**Instructions to follow:** Collect every line below that contains the word "this".
***** Data section
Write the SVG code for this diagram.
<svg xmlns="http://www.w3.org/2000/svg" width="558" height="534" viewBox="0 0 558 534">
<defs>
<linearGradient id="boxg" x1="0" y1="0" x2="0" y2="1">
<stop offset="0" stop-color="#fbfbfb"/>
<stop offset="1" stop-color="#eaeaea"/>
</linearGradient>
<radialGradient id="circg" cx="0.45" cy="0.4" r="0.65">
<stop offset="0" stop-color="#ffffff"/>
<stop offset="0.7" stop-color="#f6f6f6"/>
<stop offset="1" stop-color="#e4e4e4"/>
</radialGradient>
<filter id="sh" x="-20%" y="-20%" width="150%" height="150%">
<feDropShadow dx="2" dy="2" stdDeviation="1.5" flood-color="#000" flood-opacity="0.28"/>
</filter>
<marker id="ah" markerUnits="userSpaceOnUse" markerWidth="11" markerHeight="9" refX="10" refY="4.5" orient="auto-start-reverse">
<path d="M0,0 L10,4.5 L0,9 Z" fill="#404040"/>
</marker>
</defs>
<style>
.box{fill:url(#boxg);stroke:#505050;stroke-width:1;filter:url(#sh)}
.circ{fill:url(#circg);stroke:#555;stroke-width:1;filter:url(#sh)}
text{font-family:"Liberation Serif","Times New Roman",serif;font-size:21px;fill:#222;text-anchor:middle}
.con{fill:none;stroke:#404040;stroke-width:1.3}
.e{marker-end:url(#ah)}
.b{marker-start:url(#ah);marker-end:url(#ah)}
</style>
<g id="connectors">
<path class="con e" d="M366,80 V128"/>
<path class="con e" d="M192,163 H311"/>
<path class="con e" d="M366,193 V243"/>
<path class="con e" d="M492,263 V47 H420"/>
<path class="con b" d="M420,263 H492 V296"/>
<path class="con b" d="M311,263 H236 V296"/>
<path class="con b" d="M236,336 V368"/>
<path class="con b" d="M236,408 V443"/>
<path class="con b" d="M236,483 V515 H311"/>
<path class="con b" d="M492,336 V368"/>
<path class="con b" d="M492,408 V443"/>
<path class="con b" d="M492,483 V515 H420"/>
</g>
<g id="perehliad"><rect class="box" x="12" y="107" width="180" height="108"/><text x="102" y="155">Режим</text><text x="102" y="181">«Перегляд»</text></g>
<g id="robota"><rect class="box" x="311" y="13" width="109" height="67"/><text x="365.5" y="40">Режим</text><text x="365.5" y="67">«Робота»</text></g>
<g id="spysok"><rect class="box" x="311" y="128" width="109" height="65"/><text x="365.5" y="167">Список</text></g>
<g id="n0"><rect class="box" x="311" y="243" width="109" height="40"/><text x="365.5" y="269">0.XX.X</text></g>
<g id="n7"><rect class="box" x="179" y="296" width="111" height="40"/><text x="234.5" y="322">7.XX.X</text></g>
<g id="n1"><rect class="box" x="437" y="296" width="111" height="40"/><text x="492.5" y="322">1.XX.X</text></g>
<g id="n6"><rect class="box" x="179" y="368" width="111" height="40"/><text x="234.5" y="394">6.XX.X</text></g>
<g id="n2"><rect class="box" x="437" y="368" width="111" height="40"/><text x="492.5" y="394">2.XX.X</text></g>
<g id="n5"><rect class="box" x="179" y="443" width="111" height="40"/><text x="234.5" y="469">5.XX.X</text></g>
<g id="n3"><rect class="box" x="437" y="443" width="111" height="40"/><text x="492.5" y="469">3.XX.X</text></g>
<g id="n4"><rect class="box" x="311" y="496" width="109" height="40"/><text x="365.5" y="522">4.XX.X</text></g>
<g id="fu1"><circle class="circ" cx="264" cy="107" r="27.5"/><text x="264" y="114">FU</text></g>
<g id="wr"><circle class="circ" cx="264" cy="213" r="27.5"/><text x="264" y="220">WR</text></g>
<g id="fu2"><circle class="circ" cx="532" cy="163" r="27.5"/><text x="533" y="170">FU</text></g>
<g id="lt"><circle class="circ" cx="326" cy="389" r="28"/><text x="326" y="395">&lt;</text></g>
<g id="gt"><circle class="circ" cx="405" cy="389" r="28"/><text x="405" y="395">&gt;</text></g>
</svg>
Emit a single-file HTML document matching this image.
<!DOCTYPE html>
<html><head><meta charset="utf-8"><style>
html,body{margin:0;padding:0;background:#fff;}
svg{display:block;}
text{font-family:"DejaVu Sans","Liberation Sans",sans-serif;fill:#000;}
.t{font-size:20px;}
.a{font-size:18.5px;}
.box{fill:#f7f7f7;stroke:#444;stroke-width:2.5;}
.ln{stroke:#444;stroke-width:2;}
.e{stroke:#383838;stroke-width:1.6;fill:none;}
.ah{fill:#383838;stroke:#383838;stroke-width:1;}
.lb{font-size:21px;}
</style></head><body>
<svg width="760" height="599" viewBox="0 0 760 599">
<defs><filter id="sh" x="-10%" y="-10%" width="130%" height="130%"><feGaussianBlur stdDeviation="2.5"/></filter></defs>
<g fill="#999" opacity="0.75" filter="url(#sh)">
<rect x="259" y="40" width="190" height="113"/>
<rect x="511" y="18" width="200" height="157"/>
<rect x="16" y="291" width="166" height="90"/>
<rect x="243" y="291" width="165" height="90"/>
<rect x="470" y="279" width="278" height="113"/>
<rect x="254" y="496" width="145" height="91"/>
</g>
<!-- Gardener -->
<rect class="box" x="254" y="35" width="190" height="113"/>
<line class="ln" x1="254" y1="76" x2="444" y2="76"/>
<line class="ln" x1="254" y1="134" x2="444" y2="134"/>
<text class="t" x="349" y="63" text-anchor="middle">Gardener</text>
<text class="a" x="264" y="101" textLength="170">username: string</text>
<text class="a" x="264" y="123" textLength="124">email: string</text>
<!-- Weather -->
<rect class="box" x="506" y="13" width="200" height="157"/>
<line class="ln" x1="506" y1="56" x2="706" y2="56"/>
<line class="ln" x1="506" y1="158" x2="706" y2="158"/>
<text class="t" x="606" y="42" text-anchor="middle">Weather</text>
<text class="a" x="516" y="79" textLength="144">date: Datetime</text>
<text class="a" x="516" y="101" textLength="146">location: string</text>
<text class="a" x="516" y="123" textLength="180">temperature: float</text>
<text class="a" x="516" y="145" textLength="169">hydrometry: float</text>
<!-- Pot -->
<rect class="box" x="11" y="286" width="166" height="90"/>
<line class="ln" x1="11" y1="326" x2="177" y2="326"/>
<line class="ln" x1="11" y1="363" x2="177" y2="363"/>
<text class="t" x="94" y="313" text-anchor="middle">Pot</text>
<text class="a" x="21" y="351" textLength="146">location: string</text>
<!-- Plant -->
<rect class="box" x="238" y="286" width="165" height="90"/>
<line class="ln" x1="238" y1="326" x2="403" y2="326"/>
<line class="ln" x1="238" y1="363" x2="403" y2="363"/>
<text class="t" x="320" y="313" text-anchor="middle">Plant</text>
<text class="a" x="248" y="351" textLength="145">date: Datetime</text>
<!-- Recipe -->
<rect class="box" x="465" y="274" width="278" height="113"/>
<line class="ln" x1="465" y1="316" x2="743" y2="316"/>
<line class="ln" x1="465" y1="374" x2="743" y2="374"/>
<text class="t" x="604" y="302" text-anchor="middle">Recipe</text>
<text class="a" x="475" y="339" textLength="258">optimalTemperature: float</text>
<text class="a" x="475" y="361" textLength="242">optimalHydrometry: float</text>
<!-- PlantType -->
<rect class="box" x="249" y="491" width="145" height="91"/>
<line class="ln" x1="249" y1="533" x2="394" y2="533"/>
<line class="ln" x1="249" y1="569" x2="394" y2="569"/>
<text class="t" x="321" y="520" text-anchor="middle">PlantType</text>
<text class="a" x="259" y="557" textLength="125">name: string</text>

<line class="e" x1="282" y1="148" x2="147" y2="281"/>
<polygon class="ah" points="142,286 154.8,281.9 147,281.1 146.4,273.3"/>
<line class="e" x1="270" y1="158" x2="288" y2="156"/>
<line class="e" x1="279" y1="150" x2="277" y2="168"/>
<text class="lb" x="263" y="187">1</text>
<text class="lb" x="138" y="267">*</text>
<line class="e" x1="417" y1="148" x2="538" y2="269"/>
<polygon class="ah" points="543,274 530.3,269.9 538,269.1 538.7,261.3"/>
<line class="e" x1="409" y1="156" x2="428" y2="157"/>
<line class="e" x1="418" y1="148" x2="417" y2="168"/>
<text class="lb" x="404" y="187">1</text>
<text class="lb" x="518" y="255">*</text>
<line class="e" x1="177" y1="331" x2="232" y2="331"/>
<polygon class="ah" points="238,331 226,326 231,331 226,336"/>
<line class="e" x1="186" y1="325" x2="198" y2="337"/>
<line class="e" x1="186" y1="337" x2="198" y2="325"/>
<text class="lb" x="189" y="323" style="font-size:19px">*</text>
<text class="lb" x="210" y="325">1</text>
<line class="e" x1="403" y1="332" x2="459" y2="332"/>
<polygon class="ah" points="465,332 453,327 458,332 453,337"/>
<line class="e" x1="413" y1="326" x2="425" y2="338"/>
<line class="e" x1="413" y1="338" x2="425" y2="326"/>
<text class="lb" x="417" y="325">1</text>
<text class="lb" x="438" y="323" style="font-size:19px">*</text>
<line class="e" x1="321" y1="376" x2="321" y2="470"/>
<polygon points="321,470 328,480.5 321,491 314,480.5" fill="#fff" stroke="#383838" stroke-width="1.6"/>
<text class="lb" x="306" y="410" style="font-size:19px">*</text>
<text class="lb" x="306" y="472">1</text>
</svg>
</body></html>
**********
**Response:**
Write the SVG code for this diagram.
Emit a single-file HTML document matching this image.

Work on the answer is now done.